Setiap gelondongan kayu kecil
yang sudah terlewati bedhug akan ditaruh didepan sehingga akan sambung
menyambung layaknya roda-roda kecil. Mengingat besarnya bedhug, Kiai Irsyad
mendirikan 20 pos peristirahatan. Setiap hari pengangkutan harus mampu mencapai
satu pos yang berjarak sekitar 500 meter.
Setiap berhenti pada pos
peristirahatan para pekerja akan dihibur oleh kesenian tayub dan penari wanita
atau teledhek. Karena itu, cerita yang berkembang di masyarakat pada waktu itu
mengibaratkan bedhug tersebut ditarik oleh selendang penari tayub. Demikian
seterusnya hingga perjalanan itu sampai ke Purworejo.
Untuk pengangkutan bedhug
tersebut dibutuhkan waktu sekitar 21 hari. Agar awet dan bertahan lama ,
Bedhug Pendhowo menggunakan kulit
banteng dari Desa Sucen persembahan dari Glondhong Jayeng Kewuh yang tak lain
teman seperjuangan Cokronegoro I. Untuk menambah gaung suara, di dalam Bedhug
Pendhowo digantungkan gong.
Supaya tidak cepat rusak, Bedhug
Pendhowo hanya ditabuh pada hari Jum’at atau perayaan keagamaan Islam. Hingga
kini Bedhug Pendhowo merupakan salah satu aset wisata relegius yang tidak
pernah sepi dikunjungi wisatawan. Sampai sekarang Bedhug Pendhowo masih
tercatat sebagai bedhug terbesar di Indonesia yang bahanya terbuat dari kayu
utuh tanpa sambungan.
Memang ada bedhug sejenis yang
besarnya melebihi Bedhug Pendowo, namun semua menggunakan bahan kayu sambungan.
Sehingga ke istimewaanya masih kalah dibanding Bedhug Pendhowo. Bedhug raksasa
di Indonesia atau mungkin di dunia hanya ada dua. Seperti ditulis oleh Harian Kompas terbitan 22 Februari 1978,
ketika Masjid Istiqlal diresmikan, kutipannya sebagai berikut :
“Dengan adanya bedhug besar
Masjid Istiqlal ini, Indonesia kini memiliki dua buah bedhug raksasa.

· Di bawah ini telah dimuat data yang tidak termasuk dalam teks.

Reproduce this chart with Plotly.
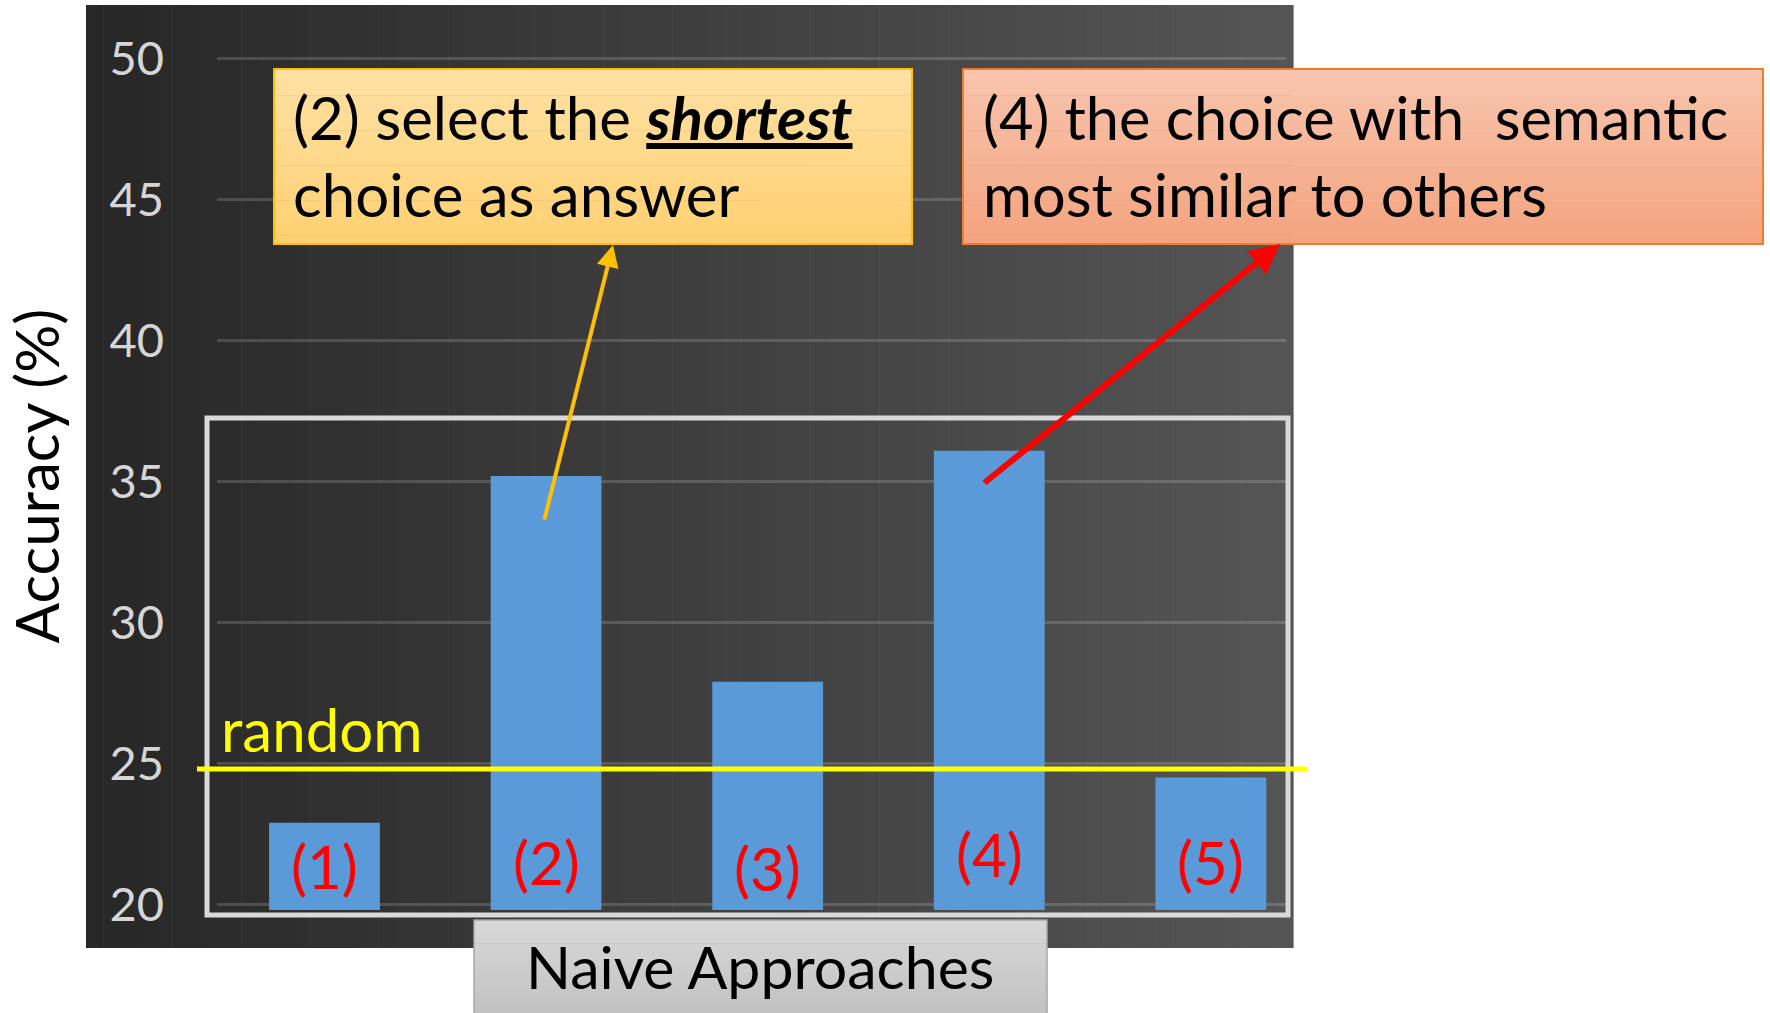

Sebelumnya, bedhug Masjid Purworejo merupakan bedhug terbesar di Tanah Air.
Garis tengahnya hanya berbeda 8 cm. Bedhug Istiqlal 2 meter, sedang Purworejo
1,92 meter yang dibuat kurang lebih satu abad yang lalu”.
Bedhug Pendhowo adalah salah satu
karya besar RAA Cokronegoro I yang kini diwariskan kepada masyarakat di
daerahnya. Meski Cokronegoro I sudah banyak berjasa pada daerahnya, sayang
namanya tidak pernah diingat apalagi dihargai.